Pedro Ivo Carvalho | Jornal de
Notícias | opinião
De todas as vezes que um
"tubarão" é apanhado nas malhas de uma investigação criminal, somos
assaltados pela dúvida: estará a Justiça refém da exposição dos casos mais
mediáticos para dar provas de vida e de imparcialidade? E essa dúvida leva-nos
a outra: será que ela se alimenta dessa circunstância para justificar algumas
das suas práticas? Deitar a Justiça num divã para lhe medirmos o pulso e a
orientação é um exercício quase tão velho como a opção de tapar com uma venda
os olhos da deusa que a simboliza. Mas nunca como agora foi tão premente
discernir ação de reação. Porque uma Justiça que brilha não é o mesmo que uma
Justiça brilhante.
A tentação, porém, é grande. E
ontem, a propósito da Operação Lex, pudemos ver como, mais uma vez, o
"sistema" sucumbiu ao gostinho de transformar um caso suculento num
seletivo espetáculo televisionado, mandando novamente às malvas esse conceito
tão debatido e vilipendiado que é o segredo de Justiça. Ora, parecendo isto uma
maleita marginal que afeta um corpo em constante regeneração, pode vir a
degenerar, a prazo, numa perversão que mina não só a seriedade daqueles que
todos os dias aplicam as leis e conduzem as investigações criminais, como ferir
de morte a confiança que os cidadãos depositam nesses mesmos protagonistas.
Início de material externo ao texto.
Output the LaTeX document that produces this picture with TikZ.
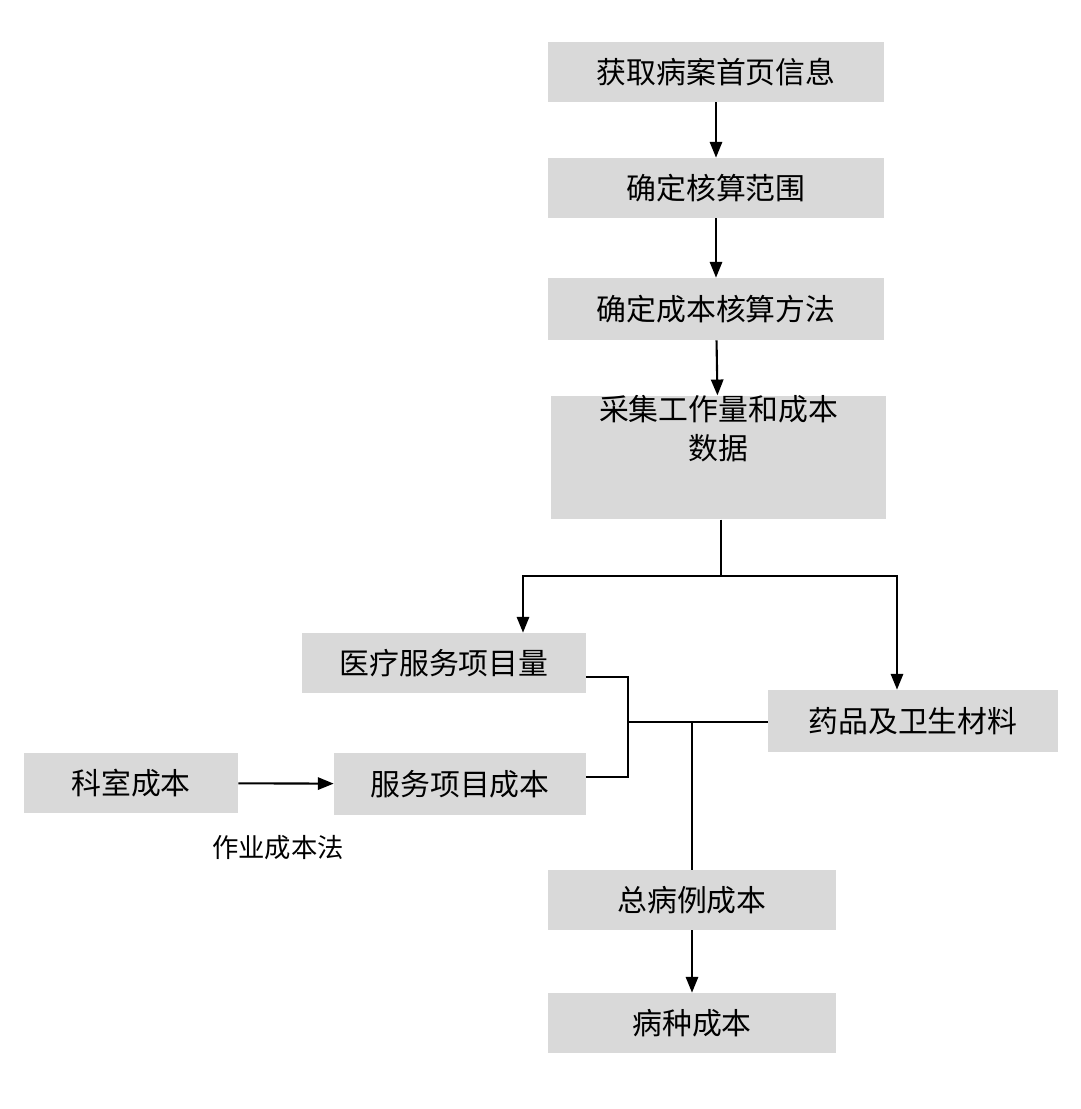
\documentclass[tikz,border=0pt]{standalone}
\usepackage{fontspec}
\setmainfont{Noto Sans CJK SC}
\usetikzlibrary{positioning, calc, arrows.meta}
\definecolor{boxgray}{HTML}{D9D9D9}

\begin{document}
\begin{tikzpicture}[x=0.02cm, y=-0.02cm, >={Triangle[length=9pt,width=7pt]},
    every step/.style={fill=boxgray, draw=none, align=center, inner sep=0pt,
      font=\fontsize{17pt}{22pt}\selectfont},
    link/.style={line width=1.2pt}]
  \useasboundingbox (0,0) rectangle (1080,1109);

  % Main chain
  \node [every step, minimum width=6.72cm, minimum height=1.2cm] (info) at (716,72) {获取病案首页信息};
  \node [every step, minimum width=6.72cm, minimum height=1.2cm] (scope) at (716,188) {确定核算范围};
  \node [every step, minimum width=6.72cm, minimum height=1.24cm] (method) at (716,309) {确定成本核算方法};
  \node [every step, minimum width=6.7cm, minimum height=2.42cm] (collect) at (718.5,457.5) {采集工作量和成本\\数据\\[12pt]};

  % Middle row
  \node [every step, minimum width=5.68cm, minimum height=1.2cm] (volume) at (444,663) {医疗服务项目量};
  \node [every step, minimum width=5.8cm, minimum height=1.24cm] (drug) at (913,721) {药品及卫生材料};
  \node [every step, minimum width=4.28cm, minimum height=1.2cm] (dept) at (131,783) {科室成本};
  \node [every step, minimum width=5.04cm, minimum height=1.24cm] (item) at (460,784) {服务项目成本};
  \node [font=\fontsize{15pt}{18pt}\selectfont] (abc) at (278,848) {作业成本法};

  % Bottom
  \node [every step, minimum width=5.76cm, minimum height=1.2cm] (total) at (692,900) {总病例成本};
  \node [every step, minimum width=5.76cm, minimum height=1.2cm] (disease) at (692,1023) {病种成本};

  % Helper points
  \coordinate (split) at (721,576);
  \coordinate (bracket) at (628,722);
  \coordinate (merge) at (692,722);

  % Draw the connecting arrows
  \foreach \a/\b in {info/scope, scope/method, method/collect, total/disease}
    \draw [link, ->] (\a) -- (\b);
  \draw [link] (collect.south -| split) -- (split);
  \draw [link, ->] (split) -| (volume.north -| 523,0);
  \draw [link, ->] (split) -| (drug.north -| 897,0);
  \draw [link, ->] (dept) -- (item);
  \draw [link] (volume.east |- 0,677) -| (bracket) |- (item.east |- 0,777);
  \draw [link] (bracket) -- (drug.west |- bracket);
  \draw [link] (merge) -- (total.north);
\end{tikzpicture}
\end{document}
As
luzes do palco conseguem ser ofuscantes se estiverem sempre apontadas na
direção dos atores.
Certamente que a publicitação das
boas práticas judiciais (garantida pelo alcance mediático dos suspeitos sob
investigação) tem o efeito de atenuar os efeitos nefastos das más práticas
judiciais. Em particular aquelas que, no recato dos tribunais e sem câmaras de
televisão por perto, permitem, como foi revelado há dias, que uma anónima
mulher vítima de violência doméstica morra às mãos do marido agressor por
inépcia de um Ministério Público que não acionou nenhum dos mecanismos
previstos na lei para protegê-la. Apenas 37 dias depois de essa mesma mulher
apresentar a primeira queixa.
Ter uma Justiça atuante, que não
se intimida ante os mais poderosos ou influentes, como temos testemunhado no
mandato da atual procuradora-geral da República, Joana Marques Vidal, só nos
tranquiliza verdadeiramente se isso não significar que, fora dos holofotes,
ficamos entregues aos vícios do costume. Os troféus fazem bem ao ego da
Justiça, mas não podem ser a base da sua dieta.